▸ Task instructions: Of all the lines in the material, how many include the word "this"? Reply with the number alone.

▸ Supplied records:
* * * *

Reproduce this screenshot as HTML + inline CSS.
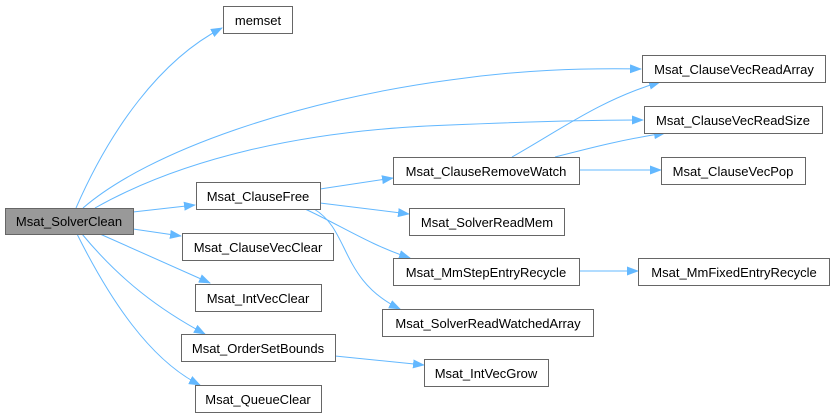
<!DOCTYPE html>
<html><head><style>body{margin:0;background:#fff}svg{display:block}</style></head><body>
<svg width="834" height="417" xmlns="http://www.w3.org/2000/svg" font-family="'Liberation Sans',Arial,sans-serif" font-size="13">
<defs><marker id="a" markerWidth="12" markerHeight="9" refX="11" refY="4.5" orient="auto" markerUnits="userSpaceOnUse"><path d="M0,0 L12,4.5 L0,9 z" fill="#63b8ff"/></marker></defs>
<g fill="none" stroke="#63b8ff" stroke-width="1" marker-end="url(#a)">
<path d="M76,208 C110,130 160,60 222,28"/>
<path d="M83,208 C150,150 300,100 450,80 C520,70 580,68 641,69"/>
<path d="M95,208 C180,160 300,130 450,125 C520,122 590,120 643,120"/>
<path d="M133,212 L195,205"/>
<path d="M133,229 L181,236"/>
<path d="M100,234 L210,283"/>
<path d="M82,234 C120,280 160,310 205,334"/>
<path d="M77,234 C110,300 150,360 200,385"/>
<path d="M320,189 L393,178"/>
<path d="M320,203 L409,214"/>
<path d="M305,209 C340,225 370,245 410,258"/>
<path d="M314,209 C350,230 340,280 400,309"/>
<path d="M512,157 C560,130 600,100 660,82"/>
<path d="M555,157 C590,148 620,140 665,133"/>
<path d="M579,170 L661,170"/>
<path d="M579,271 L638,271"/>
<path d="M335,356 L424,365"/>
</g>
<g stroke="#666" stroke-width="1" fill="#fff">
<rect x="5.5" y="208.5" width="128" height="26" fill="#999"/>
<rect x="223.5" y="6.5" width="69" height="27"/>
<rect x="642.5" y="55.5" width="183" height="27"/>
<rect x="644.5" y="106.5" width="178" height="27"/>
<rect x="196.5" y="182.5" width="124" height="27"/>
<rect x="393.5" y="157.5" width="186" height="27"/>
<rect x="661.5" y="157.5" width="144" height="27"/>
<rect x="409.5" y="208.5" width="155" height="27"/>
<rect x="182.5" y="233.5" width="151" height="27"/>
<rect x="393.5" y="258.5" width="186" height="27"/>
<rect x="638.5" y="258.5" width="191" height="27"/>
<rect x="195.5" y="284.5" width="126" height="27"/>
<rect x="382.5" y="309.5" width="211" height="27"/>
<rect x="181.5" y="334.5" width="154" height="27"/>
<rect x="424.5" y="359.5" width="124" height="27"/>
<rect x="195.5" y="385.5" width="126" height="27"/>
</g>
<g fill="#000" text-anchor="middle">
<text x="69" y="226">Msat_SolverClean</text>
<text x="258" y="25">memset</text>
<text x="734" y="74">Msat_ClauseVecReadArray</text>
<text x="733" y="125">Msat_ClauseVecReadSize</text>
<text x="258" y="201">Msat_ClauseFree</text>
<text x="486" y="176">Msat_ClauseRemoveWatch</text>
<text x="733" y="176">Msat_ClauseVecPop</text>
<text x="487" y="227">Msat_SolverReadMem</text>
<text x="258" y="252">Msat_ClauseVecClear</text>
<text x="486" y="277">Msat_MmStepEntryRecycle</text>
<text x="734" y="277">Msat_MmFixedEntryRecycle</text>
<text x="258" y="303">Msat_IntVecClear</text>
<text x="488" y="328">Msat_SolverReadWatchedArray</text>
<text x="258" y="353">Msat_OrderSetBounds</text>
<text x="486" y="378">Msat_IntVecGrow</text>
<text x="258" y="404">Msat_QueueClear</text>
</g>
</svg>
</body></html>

* * * *

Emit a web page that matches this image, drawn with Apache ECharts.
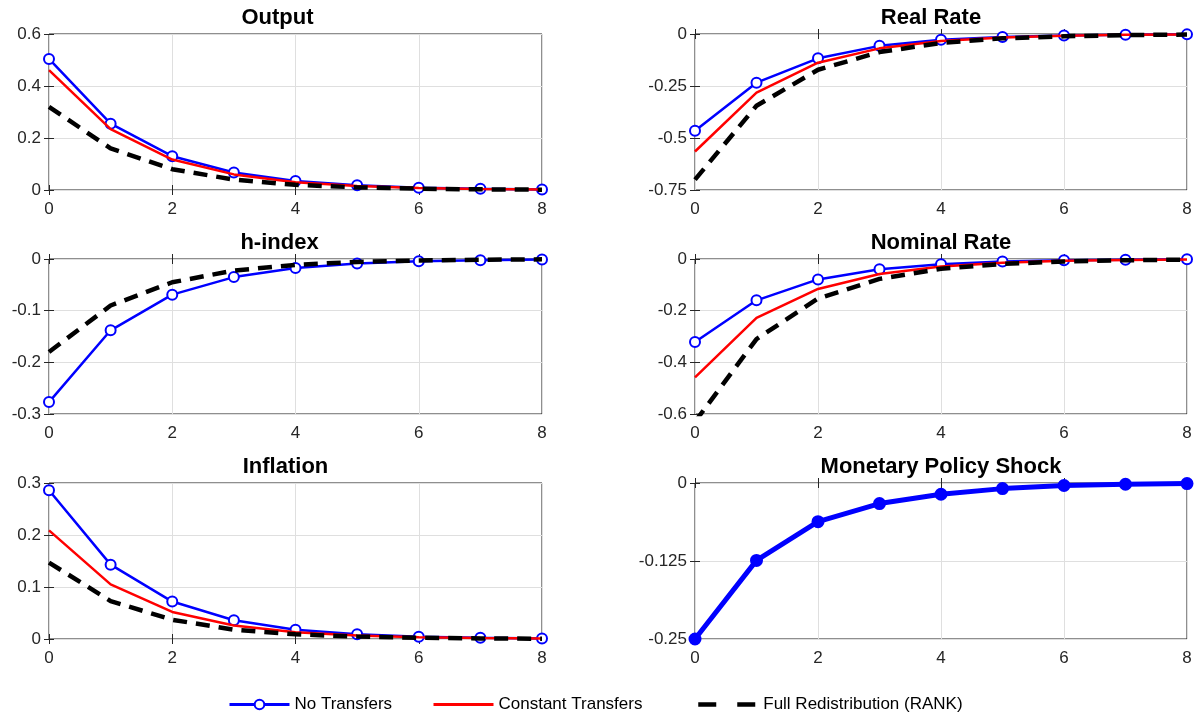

* * * *

▸ Expected output: 2